* Available data:
[Start]

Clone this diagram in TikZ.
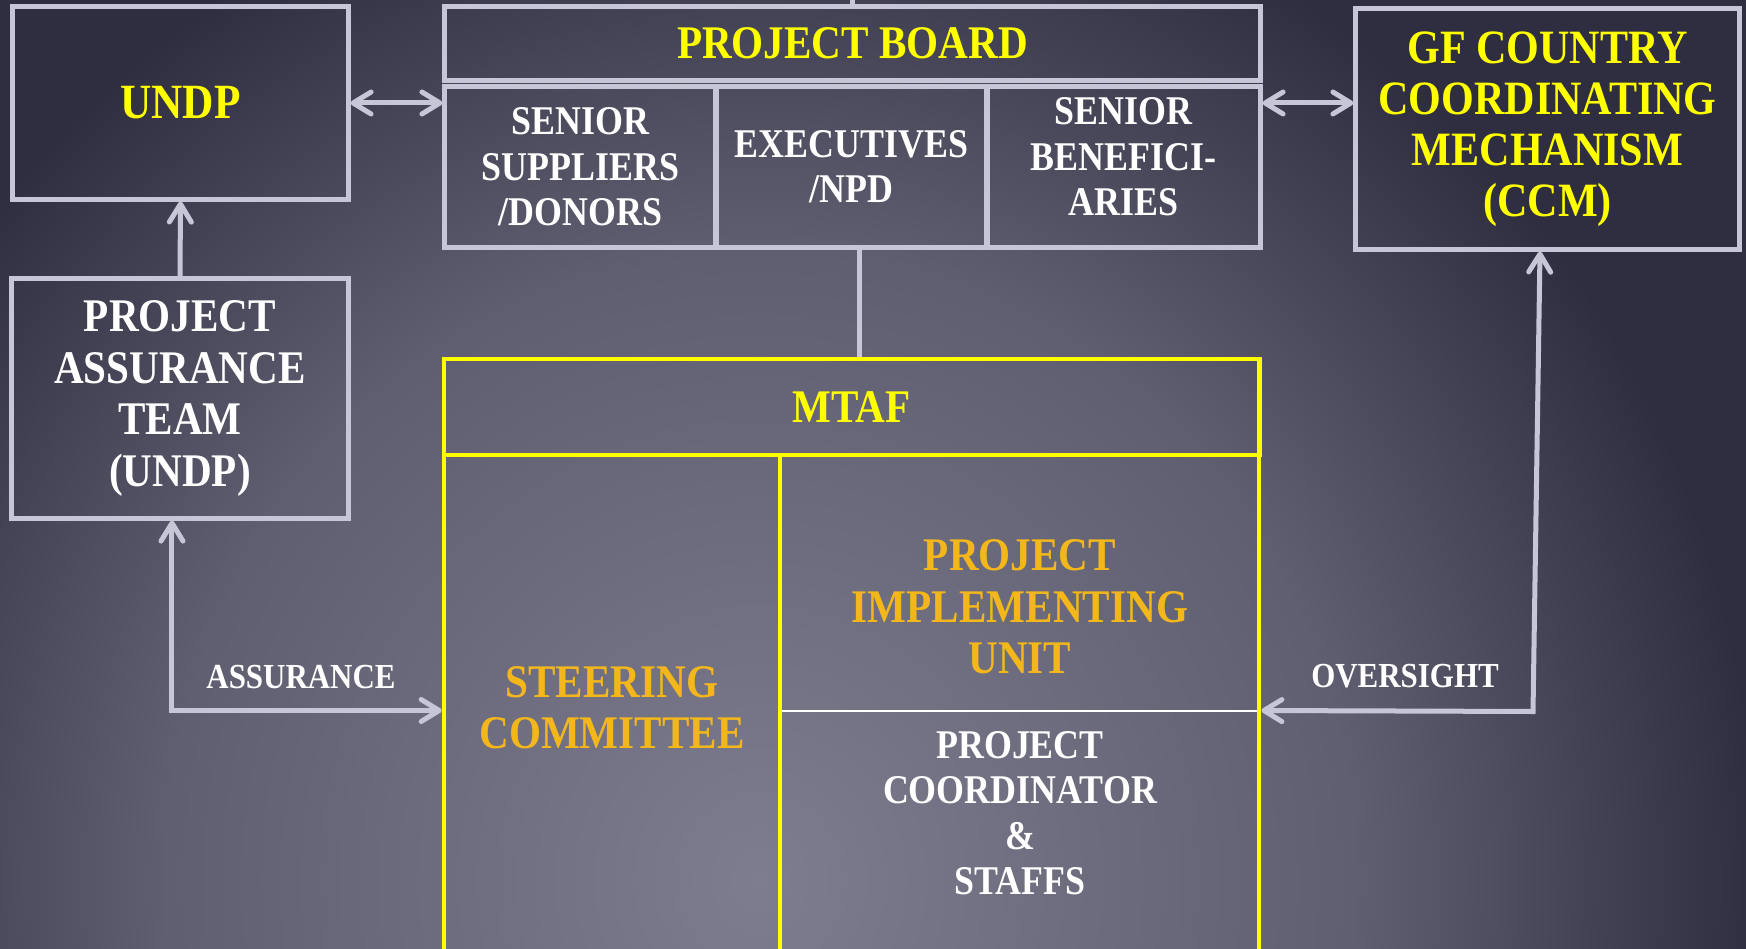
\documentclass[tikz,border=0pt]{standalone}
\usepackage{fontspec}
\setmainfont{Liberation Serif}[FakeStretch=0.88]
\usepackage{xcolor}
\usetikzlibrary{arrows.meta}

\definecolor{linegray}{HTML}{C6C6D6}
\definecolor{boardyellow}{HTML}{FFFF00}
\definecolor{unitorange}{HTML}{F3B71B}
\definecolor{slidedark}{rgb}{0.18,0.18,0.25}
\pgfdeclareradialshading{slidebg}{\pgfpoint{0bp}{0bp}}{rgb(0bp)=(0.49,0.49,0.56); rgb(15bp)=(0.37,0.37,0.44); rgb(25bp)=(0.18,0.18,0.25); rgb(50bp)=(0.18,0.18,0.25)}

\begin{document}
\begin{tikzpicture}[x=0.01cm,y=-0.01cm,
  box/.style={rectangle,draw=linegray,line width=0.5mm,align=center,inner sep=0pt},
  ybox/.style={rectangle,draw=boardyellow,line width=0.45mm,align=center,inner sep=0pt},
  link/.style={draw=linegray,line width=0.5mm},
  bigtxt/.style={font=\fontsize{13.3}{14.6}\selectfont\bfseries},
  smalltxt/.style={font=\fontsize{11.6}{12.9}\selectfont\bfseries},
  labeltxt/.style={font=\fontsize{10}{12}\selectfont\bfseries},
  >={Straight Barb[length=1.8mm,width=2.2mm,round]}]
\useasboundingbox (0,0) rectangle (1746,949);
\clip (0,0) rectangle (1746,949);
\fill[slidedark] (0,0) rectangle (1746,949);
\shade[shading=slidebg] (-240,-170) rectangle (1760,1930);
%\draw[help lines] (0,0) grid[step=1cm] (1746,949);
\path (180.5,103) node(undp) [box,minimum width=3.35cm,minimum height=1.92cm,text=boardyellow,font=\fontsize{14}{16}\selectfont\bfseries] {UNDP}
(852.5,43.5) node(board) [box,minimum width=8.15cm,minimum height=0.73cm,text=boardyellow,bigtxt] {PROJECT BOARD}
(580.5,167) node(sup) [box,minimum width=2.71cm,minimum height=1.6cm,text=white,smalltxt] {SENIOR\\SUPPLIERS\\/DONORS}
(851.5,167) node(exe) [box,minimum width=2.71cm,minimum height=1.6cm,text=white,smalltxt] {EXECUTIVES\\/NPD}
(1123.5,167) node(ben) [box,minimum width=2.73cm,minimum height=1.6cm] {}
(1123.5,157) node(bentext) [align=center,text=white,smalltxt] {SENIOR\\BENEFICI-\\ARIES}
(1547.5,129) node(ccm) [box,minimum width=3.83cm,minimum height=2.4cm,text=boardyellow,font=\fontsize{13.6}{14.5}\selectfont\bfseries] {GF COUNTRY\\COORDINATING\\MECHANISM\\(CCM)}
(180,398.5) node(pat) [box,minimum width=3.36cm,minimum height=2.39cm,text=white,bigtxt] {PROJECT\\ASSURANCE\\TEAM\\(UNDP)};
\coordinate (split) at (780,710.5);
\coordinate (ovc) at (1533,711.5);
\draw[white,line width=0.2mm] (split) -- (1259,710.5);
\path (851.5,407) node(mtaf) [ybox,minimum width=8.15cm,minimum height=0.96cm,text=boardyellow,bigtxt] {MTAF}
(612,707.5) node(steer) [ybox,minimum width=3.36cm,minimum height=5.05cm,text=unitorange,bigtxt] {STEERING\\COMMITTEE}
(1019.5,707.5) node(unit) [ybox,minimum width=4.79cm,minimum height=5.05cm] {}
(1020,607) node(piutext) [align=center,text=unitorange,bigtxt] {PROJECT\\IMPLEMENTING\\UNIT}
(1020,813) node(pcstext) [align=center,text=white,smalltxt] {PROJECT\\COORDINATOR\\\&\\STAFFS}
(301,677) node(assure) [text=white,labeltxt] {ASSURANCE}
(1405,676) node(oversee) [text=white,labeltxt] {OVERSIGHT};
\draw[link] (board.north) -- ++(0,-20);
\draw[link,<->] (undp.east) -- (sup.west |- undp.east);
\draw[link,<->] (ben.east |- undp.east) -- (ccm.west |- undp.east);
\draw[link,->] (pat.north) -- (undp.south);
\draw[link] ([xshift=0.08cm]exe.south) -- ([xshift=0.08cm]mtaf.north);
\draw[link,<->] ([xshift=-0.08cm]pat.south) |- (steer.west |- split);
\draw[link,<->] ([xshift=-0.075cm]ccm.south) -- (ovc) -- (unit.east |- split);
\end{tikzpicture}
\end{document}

[End]

* Exercise requirements:
Leave the pictures out, and print every line of the listing exactly as written.

* Written solution:
Clone this diagram in TikZ.
\documentclass[tikz,border=0pt]{standalone}
\usepackage{fontspec}
\setmainfont{Liberation Serif}[FakeStretch=0.88]
\usepackage{xcolor}
\usetikzlibrary{arrows.meta}

\definecolor{linegray}{HTML}{C6C6D6}
\definecolor{boardyellow}{HTML}{FFFF00}
\definecolor{unitorange}{HTML}{F3B71B}
\definecolor{slidedark}{rgb}{0.18,0.18,0.25}
\pgfdeclareradialshading{slidebg}{\pgfpoint{0bp}{0bp}}{rgb(0bp)=(0.49,0.49,0.56); rgb(15bp)=(0.37,0.37,0.44); rgb(25bp)=(0.18,0.18,0.25); rgb(50bp)=(0.18,0.18,0.25)}

\begin{document}
\begin{tikzpicture}[x=0.01cm,y=-0.01cm,
  box/.style={rectangle,draw=linegray,line width=0.5mm,align=center,inner sep=0pt},
  ybox/.style={rectangle,draw=boardyellow,line width=0.45mm,align=center,inner sep=0pt},
  link/.style={draw=linegray,line width=0.5mm},
  bigtxt/.style={font=\fontsize{13.3}{14.6}\selectfont\bfseries},
  smalltxt/.style={font=\fontsize{11.6}{12.9}\selectfont\bfseries},
  labeltxt/.style={font=\fontsize{10}{12}\selectfont\bfseries},
  >={Straight Barb[length=1.8mm,width=2.2mm,round]}]
\useasboundingbox (0,0) rectangle (1746,949);
\clip (0,0) rectangle (1746,949);
\fill[slidedark] (0,0) rectangle (1746,949);
\shade[shading=slidebg] (-240,-170) rectangle (1760,1930);
%\draw[help lines] (0,0) grid[step=1cm] (1746,949);
\path (180.5,103) node(undp) [box,minimum width=3.35cm,minimum height=1.92cm,text=boardyellow,font=\fontsize{14}{16}\selectfont\bfseries] {UNDP}
(852.5,43.5) node(board) [box,minimum width=8.15cm,minimum height=0.73cm,text=boardyellow,bigtxt] {PROJECT BOARD}
(580.5,167) node(sup) [box,minimum width=2.71cm,minimum height=1.6cm,text=white,smalltxt] {SENIOR\\SUPPLIERS\\/DONORS}
(851.5,167) node(exe) [box,minimum width=2.71cm,minimum height=1.6cm,text=white,smalltxt] {EXECUTIVES\\/NPD}
(1123.5,167) node(ben) [box,minimum width=2.73cm,minimum height=1.6cm] {}
(1123.5,157) node(bentext) [align=center,text=white,smalltxt] {SENIOR\\BENEFICI-\\ARIES}
(1547.5,129) node(ccm) [box,minimum width=3.83cm,minimum height=2.4cm,text=boardyellow,font=\fontsize{13.6}{14.5}\selectfont\bfseries] {GF COUNTRY\\COORDINATING\\MECHANISM\\(CCM)}
(180,398.5) node(pat) [box,minimum width=3.36cm,minimum height=2.39cm,text=white,bigtxt] {PROJECT\\ASSURANCE\\TEAM\\(UNDP)};
\coordinate (split) at (780,710.5);
\coordinate (ovc) at (1533,711.5);
\draw[white,line width=0.2mm] (split) -- (1259,710.5);
\path (851.5,407) node(mtaf) [ybox,minimum width=8.15cm,minimum height=0.96cm,text=boardyellow,bigtxt] {MTAF}
(612,707.5) node(steer) [ybox,minimum width=3.36cm,minimum height=5.05cm,text=unitorange,bigtxt] {STEERING\\COMMITTEE}
(1019.5,707.5) node(unit) [ybox,minimum width=4.79cm,minimum height=5.05cm] {}
(1020,607) node(piutext) [align=center,text=unitorange,bigtxt] {PROJECT\\IMPLEMENTING\\UNIT}
(1020,813) node(pcstext) [align=center,text=white,smalltxt] {PROJECT\\COORDINATOR\\\&\\STAFFS}
(301,677) node(assure) [text=white,labeltxt] {ASSURANCE}
(1405,676) node(oversee) [text=white,labeltxt] {OVERSIGHT};
\draw[link] (board.north) -- ++(0,-20);
\draw[link,<->] (undp.east) -- (sup.west |- undp.east);
\draw[link,<->] (ben.east |- undp.east) -- (ccm.west |- undp.east);
\draw[link,->] (pat.north) -- (undp.south);
\draw[link] ([xshift=0.08cm]exe.south) -- ([xshift=0.08cm]mtaf.north);
\draw[link,<->] ([xshift=-0.08cm]pat.south) |- (steer.west |- split);
\draw[link,<->] ([xshift=-0.075cm]ccm.south) -- (ovc) -- (unit.east |- split);
\end{tikzpicture}
\end{document}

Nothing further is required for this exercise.